The tools that create this are reverb and delay, but the key word is controlled. A lot of beginner mixes add too much reverb and wash the vocal out. Professional vocal chains use shorter reverbs, filtered tails, and subtle delays that add dimension without muddying the lead.
Stereo width plays into this too. The lead stays centered while the ambience and effects spread out around it. That width gives the vocal a larger-than-life quality without it ever feeling disconnected from the beat.
Clarity Without Harshness
A lot of home studio mixes boost high frequencies trying to force clarity into the vocal. The result is a thin, harsh, brittle sound that fatigues the ear fast. That's the opposite of expensive.
High-end vocal production creates clarity through subtractive EQ, meaning cutting what doesn't need to be there rather than aggressively boosting what does. The goal is a vocal that feels present and articulate without ever sounding sharp or grating.
De-essing matters here too. Sibilance (those harsh "s" and "sh" sounds) is one of the fastest ways to make a vocal sound cheap. Controlling it well makes the vocal feel polished and easy to listen to even at higher volumes.
Vocal Layers Are the Secret Ingredient
Listen closely to almost any expensive-sounding vocal and you'll notice it's rarely just one track. There are subtle doubles, background harmonies, ad-libs, and stacked layers sitting underneath the lead.
These layers don't draw attention to themselves. Their job is to create width, emotion, and a sense of size. Even a barely-audible double panned slightly to one side can make a lead vocal feel dramatically larger without the listener consciously noticing it.
This is why hooks on major label songs feel so much bigger than home studio hooks. The production is often similar. The layering usually isn't.
The Beat Has to Make Room
This one is less obvious, but it matters just as much as the vocal chain itself: expensive vocals sound expensive partly because of what's happening in the beat around them.
Professional mixes leave intentional space in the midrange. The instrumentation is full, but it doesn't compete with the vocal. When everything in the beat is fighting for the same frequency space as the lead vocal, nothing wins. The vocal gets buried and the whole mix feels cluttered.

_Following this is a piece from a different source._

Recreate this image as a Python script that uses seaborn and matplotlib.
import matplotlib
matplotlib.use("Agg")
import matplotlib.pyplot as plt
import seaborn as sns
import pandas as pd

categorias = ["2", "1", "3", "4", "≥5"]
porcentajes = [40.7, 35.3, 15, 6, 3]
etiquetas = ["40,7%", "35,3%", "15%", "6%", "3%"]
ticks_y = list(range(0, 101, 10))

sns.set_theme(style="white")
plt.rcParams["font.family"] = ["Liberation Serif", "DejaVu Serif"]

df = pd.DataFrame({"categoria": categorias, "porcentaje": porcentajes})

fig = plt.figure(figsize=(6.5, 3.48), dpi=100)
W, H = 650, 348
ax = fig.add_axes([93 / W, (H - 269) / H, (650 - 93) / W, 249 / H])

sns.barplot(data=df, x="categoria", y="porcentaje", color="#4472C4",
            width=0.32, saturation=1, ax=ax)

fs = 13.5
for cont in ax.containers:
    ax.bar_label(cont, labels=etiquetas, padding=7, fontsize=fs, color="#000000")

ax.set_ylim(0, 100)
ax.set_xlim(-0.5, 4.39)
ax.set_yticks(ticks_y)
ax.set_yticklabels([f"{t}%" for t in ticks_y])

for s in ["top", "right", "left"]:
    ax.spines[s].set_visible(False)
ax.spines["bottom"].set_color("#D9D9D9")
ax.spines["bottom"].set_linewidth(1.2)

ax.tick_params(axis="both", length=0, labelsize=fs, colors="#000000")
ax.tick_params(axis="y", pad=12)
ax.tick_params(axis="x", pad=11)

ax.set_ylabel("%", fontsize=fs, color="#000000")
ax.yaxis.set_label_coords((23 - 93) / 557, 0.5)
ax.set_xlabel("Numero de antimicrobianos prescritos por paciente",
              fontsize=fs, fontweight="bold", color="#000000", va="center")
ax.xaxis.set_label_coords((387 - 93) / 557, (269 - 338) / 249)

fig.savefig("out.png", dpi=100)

That's why understanding how to make your vocals sit properly in the mix is just as important as the vocal chain itself. The arrangement has to support the vocal, not fight it.
Why Home Studio Mixes Miss the Mark
Most home studio vocals fall short not because of any single mistake, but because none of these pieces are working together.

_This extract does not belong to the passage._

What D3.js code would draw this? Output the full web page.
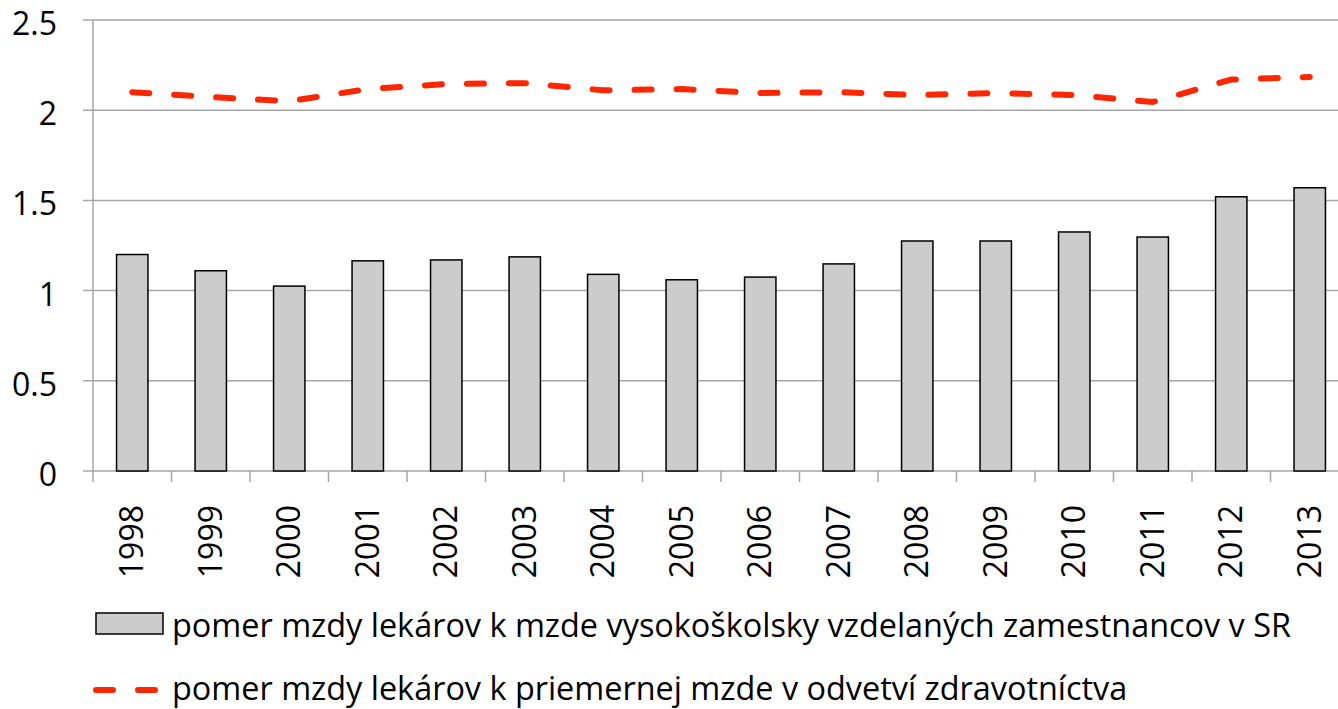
<!DOCTYPE html>
<html>
<head>
<meta charset="utf-8">
<script src="https://cdn.jsdelivr.net/npm/d3@7"></script>
<style>
  body { margin: 0; background: #fff; }
  svg text { font-family: "Open Sans", Lato, sans-serif; fill: #000; }
</style>
</head>
<body>
<div id="chart"></div>
<script>
// data
var years = ["1998","1999","2000","2001","2002","2003","2004","2005","2006","2007","2008","2009","2010","2011","2012","2013"];
var ratioUni = [1.20, 1.11, 1.025, 1.165, 1.17, 1.187, 1.09, 1.06, 1.075, 1.148, 1.275, 1.275, 1.325, 1.297, 1.52, 1.57];
var ratioHealth = [2.10, 2.073, 2.05, 2.117, 2.145, 2.15, 2.11, 2.117, 2.095, 2.10, 2.084, 2.095, 2.084, 2.045, 2.17, 2.184];
var yTicks = [0, 0.5, 1, 1.5, 2, 2.5];
var legendLabels = [
    "pomer mzdy lekárov k mzde vysokoškolsky vzdelaných zamestnancov v SR",
    "pomer mzdy lekárov k priemernej mzde v odvetví zdravotníctva"
];

var width = 1338, height = 709;
// plot area (right edge runs past the picture, as in the original)
var plotL = 93, plotR = 1349, plotT = 20, plotB = 471;
var gridCol = "#a6a6a6";

var svg = d3.select("#chart").append("svg")
    .attr("width", width)
    .attr("height", height);

var x = d3.scaleBand().domain(years).range([plotL, plotR]).paddingInner(0).paddingOuter(0);
var y = d3.scaleLinear().domain([0, 2.5]).range([plotB, plotT]);

// horizontal gridlines
svg.append("g").selectAll("line")
    .data(yTicks)
    .enter().append("line")
    .attr("x1", plotL - 10)
    .attr("x2", plotR)
    .attr("y1", function(d) { return y(d); })
    .attr("y2", function(d) { return y(d); })
    .style("stroke", gridCol)
    .style("stroke-width", 1.5);

// y axis line
svg.append("line")
    .attr("x1", plotL).attr("x2", plotL)
    .attr("y1", plotT).attr("y2", plotB)
    .style("stroke", gridCol).style("stroke-width", 1.5);

// y tick labels
svg.append("g").selectAll("text")
    .data(yTicks)
    .enter().append("text")
    .attr("x", 57)
    .attr("y", function(d) { return y(d) + 15; })
    .style("text-anchor", "end")
    .style("font-size", "32px")
    .text(function(d) { return d; });

// x tick marks
var bounds = years.map(function(d) { return x(d); }).concat([plotR]);
svg.append("g").selectAll("line")
    .data(bounds)
    .enter().append("line")
    .attr("x1", function(d) { return d; })
    .attr("x2", function(d) { return d; })
    .attr("y1", plotB)
    .attr("y2", plotB + 11)
    .style("stroke", gridCol)
    .style("stroke-width", 1.5);

// bars
var bw = x.bandwidth() * 0.4;
svg.append("g").selectAll("rect")
    .data(ratioUni)
    .enter().append("rect")
    .attr("x", function(d, i) { return x(years[i]) + x.bandwidth() / 2 - bw / 2; })
    .attr("y", function(d) { return y(d); })
    .attr("width", bw)
    .attr("height", function(d) { return plotB - y(d); })
    .style("fill", "#cccccc")
    .style("stroke", "#000")
    .style("stroke-width", 1.5);

// dashed line
var line = d3.line()
    .x(function(d, i) { return x(years[i]) + x.bandwidth() / 2; })
    .y(function(d) { return y(d); });

svg.append("path")
    .datum(ratioHealth)
    .attr("d", line)
    .style("fill", "none")
    .style("stroke", "#ff2600")
    .style("stroke-width", 6)
    .style("stroke-linecap", "round")
    .style("stroke-dasharray", "17,25");

// x labels, rotated
svg.append("g").selectAll("text")
    .data(years)
    .enter().append("text")
    .attr("transform", function(d) {
        return "translate(" + (x(d) + x.bandwidth() / 2 + 11) + "," + 505 + ") rotate(-90)";
    })
    .style("text-anchor", "end")
    .style("font-size", "32px")
    .text(function(d) { return d; });

// legend
svg.append("rect")
    .attr("x", 96).attr("y", 613)
    .attr("width", 67).attr("height", 21)
    .style("fill", "#cccccc")
    .style("stroke", "#000")
    .style("stroke-width", 1.5);

svg.append("line")
    .attr("x1", 96).attr("x2", 160)
    .attr("y1", 690).attr("y2", 690)
    .style("stroke", "#ff2600")
    .style("stroke-width", 6)
    .style("stroke-linecap", "round")
    .style("stroke-dasharray", "17,25");

svg.append("g").selectAll("text")
    .data(legendLabels)
    .enter().append("text")
    .attr("x", 172)
    .attr("y", function(d, i) { return 637 + i * 63; })
    .style("font-size", "32.4px")
    .text(function(d) { return d; });
</script>
</body>
</html>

The compression is off, so the dynamics feel uncontrolled. The reverb is too heavy, so the vocal sounds distant instead of immersive. The EQ is too bright, so it sounds harsh instead of clear. There are no layers, so the vocal sounds thin. And the beat is too crowded, so there's nowhere for it to breathe.

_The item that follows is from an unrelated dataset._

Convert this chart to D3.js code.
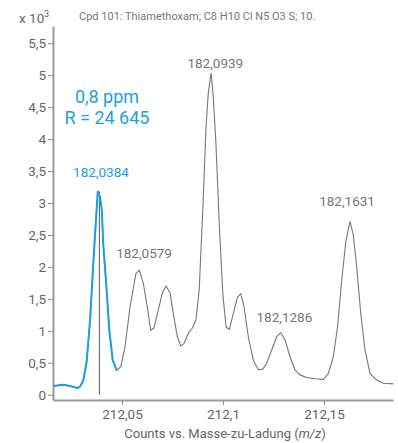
<!DOCTYPE html>
<html>
<head>
<meta charset="utf-8">
<script src="https://cdn.jsdelivr.net/npm/d3@7"></script>
<style>
  html, body { margin: 0; padding: 0; background: #fff; }
  svg { display: block; font-family: Roboto, "Noto Sans", sans-serif; }
</style>
</head>
<body>
<svg id="chart" width="398" height="443"></svg>
<script>
// ---- data ----
const mz = [212.0160, 212.0209, 212.0243, 212.0279, 212.0292, 212.0308, 212.0325, 212.0342, 212.0358, 212.0368,
  212.0380, 212.0391, 212.0400, 212.0407, 212.0424, 212.0437, 212.0454, 212.0474, 212.0494, 212.0515,
  212.0540, 212.0569, 212.0586, 212.0605, 212.0625, 212.0642, 212.0658, 212.0680, 212.0700, 212.0718,
  212.0738, 212.0754, 212.0774, 212.0791, 212.0807, 212.0828, 212.0848, 212.0866, 212.0882, 212.0900,
  212.0916, 212.0927, 212.0941, 212.0952, 212.0965, 212.0982, 212.0999, 212.1015, 212.1031, 212.1051,
  212.1071, 212.1088, 212.1104, 212.1125, 212.1150, 212.1175, 212.1197, 212.1216, 212.1241, 212.1266,
  212.1286, 212.1307, 212.1332, 212.1356, 212.1381, 212.1414, 212.1455, 212.1497, 212.1521, 212.1546,
  212.1567, 212.1588, 212.1609, 212.1629, 212.1645, 212.1662, 212.1682, 212.1703, 212.1728, 212.1761,
  212.1794, 212.1843];
const counts = [0.136, 0.156, 0.136, 0.105, 0.125, 0.219, 0.516, 1.17, 2.06, 2.58,
  3.18, 3.10, 2.89, 2.37, 1.64, 1.01, 0.54, 0.38, 0.44, 0.75,
  1.38, 1.90, 1.95, 1.75, 1.38, 1.01, 1.04, 1.33, 1.59, 1.70,
  1.59, 1.27, 0.91, 0.76, 0.80, 0.96, 1.04, 1.17, 1.64, 2.89,
  4.19, 4.72, 5.03, 4.66, 3.93, 2.63, 1.59, 1.06, 1.02, 1.27,
  1.52, 1.58, 1.38, 0.91, 0.54, 0.39, 0.40, 0.49, 0.70, 0.91,
  0.97, 0.86, 0.59, 0.39, 0.31, 0.27, 0.25, 0.24, 0.33, 0.59,
  1.06, 1.80, 2.42, 2.71, 2.50, 2.00, 1.27, 0.70, 0.33, 0.23,
  0.18, 0.17];
const highlightEnd = 212.0474;           // blue part of the trace ends here
const markerMz = 212.0388;               // vertical marker
const markerCount = 3.18;

const peakLabels = ["182,0384", "182,0579", "182,0939", "182,1286", "182,1631"];
const peakMz = [212.0396, 212.0609, 212.0962, 212.1304, 212.1614];
const peakLabelCount = [3.41, 2.14, 5.11, 1.13, 2.95];

const xTicks = [212.05, 212.1, 212.15];
const yTicks = [0, 0.5, 1, 1.5, 2, 2.5, 3, 3.5, 4, 4.5, 5, 5.5];
const titleText = "Cpd 101: Thiamethoxam; C8 H10 Cl N5 O3 S; 10.";
const noteLines = ["0,8 ppm", "R = 24 645"];

// ---- chart ----
const svg = d3.select("#chart");
const BLUE = "#1ba1db";
const x = d3.scaleLinear().domain([212.01584, 212.18416]).range([53, 393]);
const y = d3.scaleLinear().domain([-0.083, 5.77]).range([400, 26]);
const fmt = v => String(+v.toFixed(3)).replace(".", ",");

// y axis
const yAxis = svg.append("g").attr("transform", "translate(53,0)")
  .call(d3.axisLeft(y).tickValues(yTicks).tickSize(5).tickSizeOuter(0).tickPadding(2).tickFormat(fmt));
yAxis.select(".domain").attr("stroke", "#9a9a9a").attr("stroke-width", 2);
yAxis.selectAll(".tick line").attr("stroke", "#8a8a8a").attr("stroke-width", 1);
yAxis.selectAll(".tick text").attr("fill", "#666").attr("font-size", 13.5).attr("font-family", "Roboto");

// x axis
const xAxis = svg.append("g").attr("transform", "translate(0,400)")
  .call(d3.axisBottom(x).tickValues(xTicks).tickSize(5).tickSizeOuter(0).tickPadding(4).tickFormat(fmt));
xAxis.select(".domain").attr("stroke", "#9a9a9a").attr("stroke-width", 2);
xAxis.selectAll(".tick line").attr("stroke", "#8a8a8a").attr("stroke-width", 1);
xAxis.selectAll(".tick text").attr("fill", "#666").attr("font-size", 13.5).attr("font-family", "Roboto");

// axis title
const xt = svg.append("text").attr("x", 225).attr("y", 437.5).attr("text-anchor", "middle")
  .attr("fill", "#666").attr("font-size", 13);
xt.append("tspan").text("Counts vs. Masse-zu-Ladung (");
xt.append("tspan").attr("font-style", "italic").text("m/z");
xt.append("tspan").text(")");

// x 10^3
const ex = svg.append("text").attr("x", 19).attr("y", 23).attr("fill", "#666").attr("font-size", 13.5);
ex.append("tspan").text("x 10");
ex.append("tspan").attr("font-size", 8.5).attr("dy", -6).text("3");

// title
svg.append("text").attr("x", 79).attr("y", 20).attr("fill", "#777").attr("font-size", 11).text(titleText);

// data
const pts = mz.map((m, i) => [m, counts[i]]);
const line = d3.line().x(d => x(d[0])).y(d => y(d[1]));

svg.append("path").attr("d", line(pts)).attr("fill", "none").attr("stroke", "#777").attr("stroke-width", 1.1)
  .attr("stroke-linejoin", "round");

svg.append("line").attr("x1", x(markerMz)).attr("x2", x(markerMz)).attr("y1", y(0)).attr("y2", y(markerCount))
  .attr("stroke", "#555").attr("stroke-width", 1);

svg.append("path").attr("d", line(pts.filter(d => d[0] <= highlightEnd + 1e-9))).attr("fill", "none")
  .attr("stroke", BLUE).attr("stroke-width", 2).attr("stroke-linejoin", "round");

// peak labels
svg.selectAll("text.peak").data(peakLabels).enter().append("text").attr("class", "peak")
  .attr("x", (d, i) => x(peakMz[i])).attr("y", (d, i) => y(peakLabelCount[i]))
  .attr("text-anchor", "middle").attr("font-size", 13.5)
  .attr("fill", (d, i) => i === 0 ? BLUE : "#777").text(d => d);

// note
svg.selectAll("text.note").data(noteLines).enter().append("text").attr("class", "note")
  .attr("x", 107).attr("y", (d, i) => 103 + i * 21).attr("text-anchor", "middle")
  .attr("font-size", 18).attr("fill", BLUE).text(d => d);
</script>
</body>
</html>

The artists whose vocals feel expensive got there by solving all of these things at once. Drake, Post Malone, Don Toliver, The Weeknd. Very different vocal styles, but the same foundation: controlled dynamics, intentional space, smooth clarity, and a mix that serves the vocal instead of competing with it.
Where Vocal Presets Come In
Building this kind of chain from scratch takes time and a solid understanding of every piece in the signal flow. Vocal presets solve the starting point problem by giving you a professionally built chain based on these same principles.
If you want that polished, controlled sound without spending weeks dialing in individual settings, browse our vocal preset collection for artist-inspired starting points built for FL Studio, Logic Pro, BandLab, and more.
Final Thoughts
The expensive vocal sound is really just a collection of good decisions that compound on each other. Controlled dynamics. Intentional space. Smooth clarity. Smart layering. A beat that makes room.
None of that requires expensive gear. It requires understanding what you're going for and having the right tools to get there efficiently.
That's the gap. And it's a lot smaller than most producers think.